The British government have promised to spend £150m on its cyber defences against the “growing threat” of cyber-attacks. This follows on from WannaCry which struck last year and affected nearly 600 GP practices and 80 trusts.
With rising risk of Russia hackers and countries targeting the national critical infrastructure a new security contract with Microsoft has been planned.
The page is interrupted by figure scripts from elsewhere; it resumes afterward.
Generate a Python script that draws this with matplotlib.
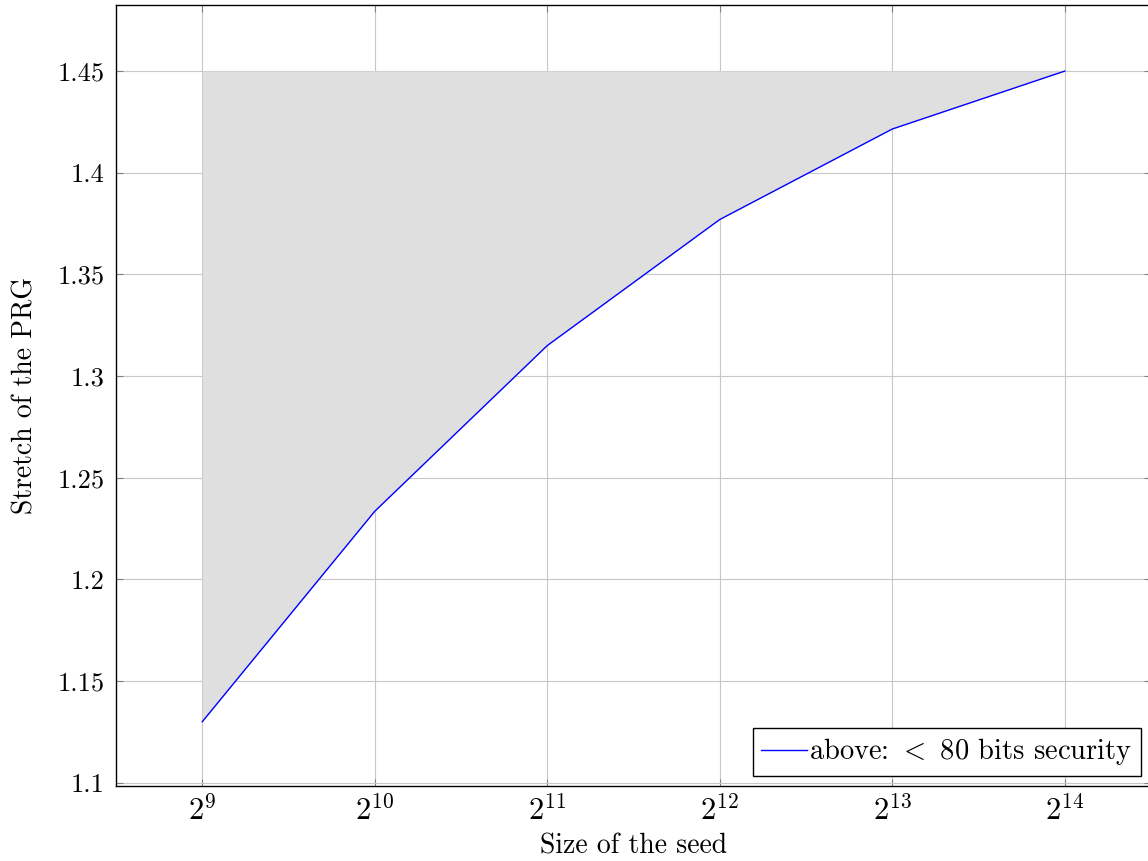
import matplotlib
matplotlib.use("Agg")
import matplotlib.pyplot as plt

# seed sizes as powers of two, and the stretch reached at each
seed_exp = [9, 10, 11, 12, 13, 14]
stretch = [1.130, 1.2335, 1.315, 1.377, 1.4215, 1.450]
y_ticks = [1.1, 1.15, 1.2, 1.25, 1.3, 1.35, 1.4, 1.45]
y_tick_labels = ["1.1", "1.15", "1.2", "1.25", "1.3", "1.35", "1.4", "1.45"]

plt.rcParams["font.family"] = "cmr10"
plt.rcParams["mathtext.fontset"] = "cm"
plt.rcParams["axes.formatter.use_mathtext"] = True

seed = [2 ** e for e in seed_exp]

fig = plt.figure(figsize=(11.48, 8.61), dpi=100)
ax = fig.add_axes([116 / 1148, 75 / 861, 1035 / 1148, 781 / 861])

ax.fill_between(seed, stretch, max(stretch), color="#dfdfdf", linewidth=0)
ax.plot(seed, stretch, color="blue", linewidth=1.0, label="above: $<$ 80 bits security")

ax.set_xscale("log", base=2)
ax.set_xlim(2 ** 8.5, 2 ** 14.5)
ax.set_ylim(1.0984, 1.4825)
ax.set_xticks(seed)
ax.set_xticklabels([f"$2^{{{e}}}$" for e in seed_exp])
ax.minorticks_off()
ax.set_yticks(y_ticks)
ax.set_yticklabels(y_tick_labels)

ax.grid(True, color="#c8c8c8", linewidth=0.8)
ax.set_axisbelow(True)
ax.tick_params(direction="in", length=5, width=0.8, color="#808080",
               top=True, right=True, labelsize=19, pad=8)
ax.tick_params(axis="x", labelsize=22, pad=6)
for sp in ax.spines.values():
    sp.set_linewidth(1.0)

ax.set_xlabel("Size of the seed", fontsize=20, labelpad=6)
ax.set_ylabel("Stretch of the PRG", fontsize=20)
ax.yaxis.set_label_coords(-0.075, 0.5)

leg = ax.legend(loc="lower right", fontsize=20.5, fancybox=False, framealpha=1,
                edgecolor="black", handlelength=1.6, handletextpad=0.1,
                borderpad=0.3, borderaxespad=0.35)
leg.get_frame().set_linewidth(1.0)

fig.savefig("out.png", dpi=100)
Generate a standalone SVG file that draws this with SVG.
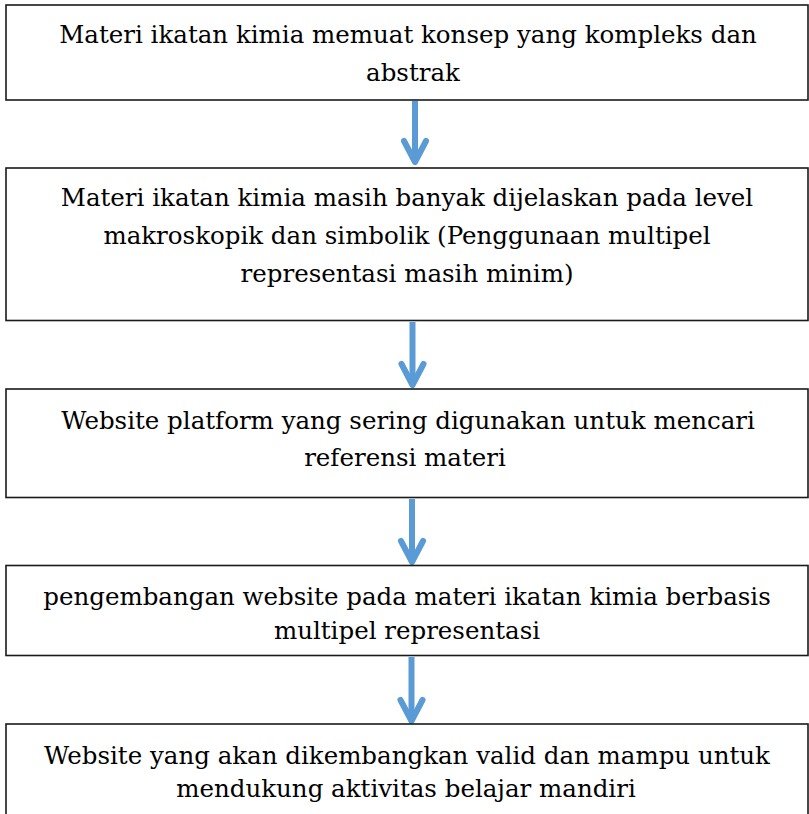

The department of health and social care are particularly looking to improve the ‘resilience against attacks’ meaning the new deal will give trusts the ability to detect threats, isolate infected machines and kill malicious processes before they are able to spread.
Other measures to improve cyber security:
- £21 million to upgrade firewalls and network infrastructure at major trauma centre hospitals and ambulance trusts
- £39 million spent by NHS trusts to address infrastructure weaknesses
- New powers given to the Care Quality Commission to inspect NHS trusts on their cyber and data security capabilities
- A data security and protection toolkit which requires health and care organisations to meet 10 security standards
- A text messaging alert system to ensure trusts have access to accurate information – even when internet and email services are down
Another important move taken by the NHS is to move all systems from Windows XP to the new Windows 10, this will allow Microsoft to run automatic updates something which would have prevented the virus that hit 12 months ago. This will ensure the NHS can use the latest most resilient software available to them and give the public increased confidence in the safety of the health service.
Microsoft UK CEO Cindy Rose said: “The importance of helping to protect the NHS from the growing threat of cyber-attacks cannot be overstated. The introduction of a centralised Windows 10 agreement will ensure a consistent approach to security that also enables the NHS to rapidly modernise its IT infrastructure.”
Health secretary Jeremy Hunt said: “We know cyber-attacks are a growing threat, so it is vital our health and care organisations have secure systems which patients trust… This new technology will ensure the NHS can use the latest and most resilient software available – something the public rightly expect.”